Да, Саймон беспокоился.
Безусловно, он жалел, что Джеки не осталась с ним после неожиданных перемен в ее карьере. На главных спутниках Сатурна имелись солидные университеты, и даже кичливый титулованный Стэнфорд предлагал виртуальные занятия за деньги. Почему бы не выбрать чуть более долгий, но зато безопасный путь к диплому? Ведь времени у них в избытке, доказывал Саймон. А там, где они жили, Джеки не подвергалась бы опасностям, которые неизбежно возникают при таком скоплении народа.
Передача продолжилась.
– Я уверена, ты это знаешь, – сказала Джеки. – Думаю, я уже говорила об этом раньше. Представь себе, на весь кампус тут нет ни одного работающего телескопа! У нас есть один объект в сорока километрах над нами, громоздится на своде теплицы, но там полно музейных экспонатов и любопытствующих туристов.
Она была взволнована, ее подвижный рот выговаривал каждое слово с особенным, только ей присущим акцентом:
– Стэнфордские телескопы – мои телескопы – находятся повсюду, кроме этой яркой, шумной, деловой Земли. На Луне и на троянских астероидах Юпитера; еще есть прекрасное новое зеркало, которое только что вступило в действие в точке Лагранжа на орбите Нептуна. А поскольку я здесь, то это и мое зеркало. Мои лучшие глаза. Ты только подумай, какая честь! Если бы я осталась дома с тобой, я была бы в лучшем случае техником и наводила бы эти аппараты на объекты, а смотреть на них могли бы лишь настоящие студенты Стэнфорда.
Да, она приняла верное решение. Саймон всегда это знал – впрочем, такие небольшие умственные упражнения помогали ему снова и снова убеждать в этом себя самого.
Глупая маленькая обезьянка, вот кто он такой.
– Но я тебе еще не сообщила самую невероятную новость, – сказала Джеки под конец. – Я это только что узнала. Давным-давно у Стэнфорда был талисман, и это была птица! Представляешь, какое совпадение?!
Саймон остановил изображение и поцеловал его в губы. Затем он сохранил видеозапись там, где она могла храниться целую вечность, и, чувствуя себя растроганным до слез, перешел к привычным повседневным делам.
Даже на орбите Сатурна, где пространство стоило дешево и легко добывалась еда, люди обзаводились современными телами малых размеров. Саймон не был таким крохотным с тех пор, как ему исполнился один год. Новый метаболизм оказался эффективным и надежным; к тому же человеческий мозг в конечном счете угасал, но кора головного мозга, созданная из кристаллических белков, была более стойкой и плотной; мыслительные процессы протекали так быстро, что природные способности атума усиливались вдвое, а объем памяти увеличивался в двадцать раз.

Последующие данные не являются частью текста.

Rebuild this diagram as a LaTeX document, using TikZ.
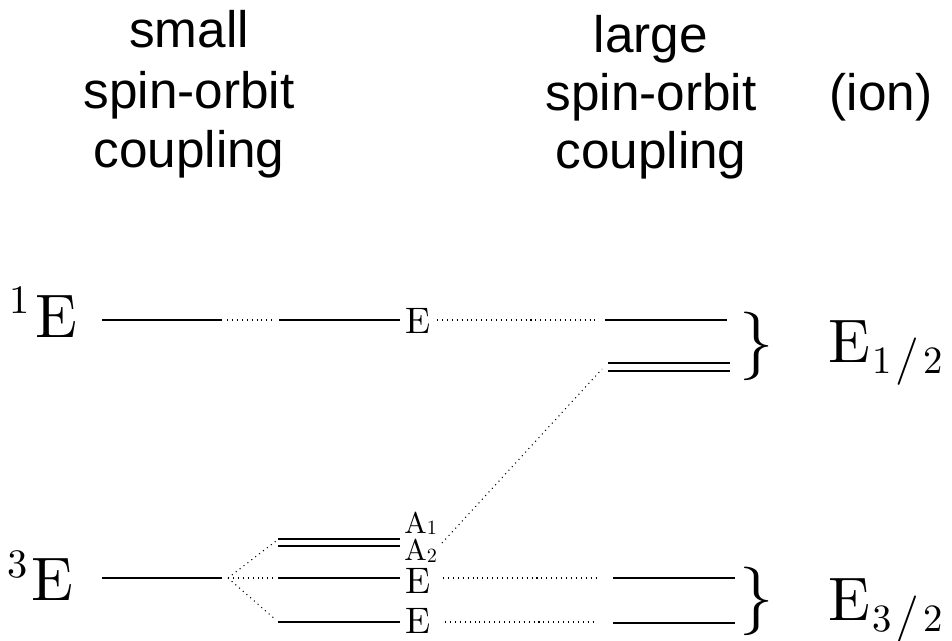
\RequirePackage{fix-cm}
\documentclass[tikz,border=0pt]{standalone}
\usepackage{fontspec}
\newfontfamily\hdrfont{Liberation Sans}
\newfontfamily\tenrm{lmroman10-regular.otf}
\newcommand\bigsize{\fontsize{35}{40}\selectfont}
\newcommand\supsize{\fontsize{23}{24}\selectfont}
\newcommand\subsize{\fontsize{22}{24}\selectfont}
\newcommand\slashsize{\fontsize{27}{28}\selectfont}
\begin{document}
\begin{tikzpicture}[x=0.02cm,y=-0.02cm,
  hdr/.style={font=\hdrfont\fontsize{29.2}{34}\selectfont, inner sep=0pt, anchor=base},
  bigE/.style={font=\tenrm\bigsize, inner sep=0pt, anchor=base west},
  smallE/.style={font=\tenrm\fontsize{21}{24}\selectfont, inner sep=0pt, anchor=base west},
  smallA/.style={font=\tenrm\fontsize{17}{20}\selectfont, inner sep=0pt, anchor=base west},
  level/.style={line width=0.8pt},
  dlevel/.style={line width=0.75pt},
  dotline/.style={line width=0.6pt, dash pattern=on 0.6pt off 2.2pt},
  bracenode/.style={font=\tenrm\fontsize{39}{40}\selectfont, inner sep=0pt, anchor=center}
]
\useasboundingbox (0,0) rectangle (952,640);

% headers
\node[hdr] (h1) at (189,47) {small};
\node[hdr] (h2) at (189,108) {spin-orbit};
\node[hdr] (h3) at (189,167) {coupling};
\node[hdr] (h4) at (651,52) {large};
\node[hdr] (h5) at (651,110) {spin-orbit};
\node[hdr] (h6) at (651,168) {coupling};
\node[hdr] (h7) at (881,110) {(ion)};

% term labels
\node[bigE] (singlet) at (9,337) {\raisebox{13.5pt}{\supsize 1}\kern3.5pt E};
\node[bigE] (triplet) at (7,600) {\raisebox{13pt}{\supsize 3}\kern2.5pt E};

% upper levels
\coordinate (a1) at (102,320); \coordinate (a2) at (222,320);
\coordinate (a3) at (227,320); \coordinate (a4) at (275,320);
\coordinate (a5) at (279,320); \coordinate (a6) at (400,320);
\coordinate (a7) at (437,320); \coordinate (a8) at (597,320);
\coordinate (a9) at (605,320); \coordinate (a10) at (727,320);
\draw[level] (a1) -- (a2);
\draw[dotline] (a3) -- (a4);
\draw[level] (a5) -- (a6);
\node[smallE] (lE1) at (405,333) {E};
\draw[dotline] (a7) -- (a8);
\draw[level] (a9) -- (a10);
\coordinate (b1) at (608,363); \coordinate (b2) at (730,363);
\coordinate (b3) at (608,371); \coordinate (b4) at (730,371);
\draw[dlevel] (b1) -- (b2);
\draw[dlevel] (b3) -- (b4);
\node[bracenode] (br1) at (757,346) {\}};
\node[bigE] (Ehalf) at (828,362) {E\raisebox{-6.8pt}{\subsize\kern1pt 1\kern2.5pt{\slashsize /}\kern2.5pt2}};

% lower levels
\coordinate (c1) at (102,578); \coordinate (c2) at (222,578);
\coordinate (br) at (228,578);
\draw[level] (c1) -- (c2);
\coordinate (d1) at (278,539); \coordinate (d2) at (400,539);
\coordinate (d3) at (278,546); \coordinate (d4) at (400,546);
\coordinate (d5) at (278,578); \coordinate (d6) at (400,578);
\coordinate (d7) at (278,622); \coordinate (d8) at (400,622);
\draw[dlevel] (d1) -- (d2);
\draw[dlevel] (d3) -- (d4);
\draw[level] (d5) -- (d6);
\draw[level] (d7) -- (d8);
\draw[dotline] (br) -- (276,541);
\draw[dotline] (br) -- (274,578);
\draw[dotline] (br) -- (276,620);

\node[smallA] (lA1) at (404,533) {A\raisebox{-1pt}{\fontsize{11.5}{12}\selectfont 1}};
\node[smallA] (lA2) at (404,560) {A\raisebox{-1.5pt}{\fontsize{11.5}{12}\selectfont 2}};
\node[smallE] (lE2) at (405,593) {E};
\node[smallE] (lE3) at (405,633) {E};

\coordinate (e1) at (442,543); \coordinate (e2) at (602,369);
\draw[dotline] (e1) -- (e2);
\coordinate (f1) at (443,578); \coordinate (f2) at (597,578);
\coordinate (f3) at (445,622); \coordinate (f4) at (595,622);
\draw[dotline] (f1) -- (f2);
\draw[dotline] (f3) -- (f4);

\coordinate (g1) at (613,578); \coordinate (g2) at (735,578);
\coordinate (g3) at (613,623); \coordinate (g4) at (735,623);
\draw[level] (g1) -- (g2);
\draw[level] (g3) -- (g4);
\node[bracenode] (br2) at (757,601) {\}};
\node[bigE] (Ethreehalf) at (828,620) {E\raisebox{-6.8pt}{\subsize\kern1pt 3\kern2.5pt{\slashsize /}\kern2.5pt2}};
\end{tikzpicture}
\end{document}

Впрочем, подобным трансформациям подвергался каждый атум, а это значит, что в их профессиональной жизни, как ни странно, мало что менялось. Саймон и его коллеги сохраняли свои прежние звания и квалификацию: росли только объемы работ и мера ответственности. Существенное инвестирование в медицину мало что меняло. Саймон говорил, что его работа – толочь воду в ступе; неловкий каламбур, поскольку он управлял потоками питательных веществ в новорожденных морях. На самом деле у него не было причин жаловаться; если он и задумывался о том, что его жизнь могла бы сложиться по-другому, то тратил на это не больше пары минут в год.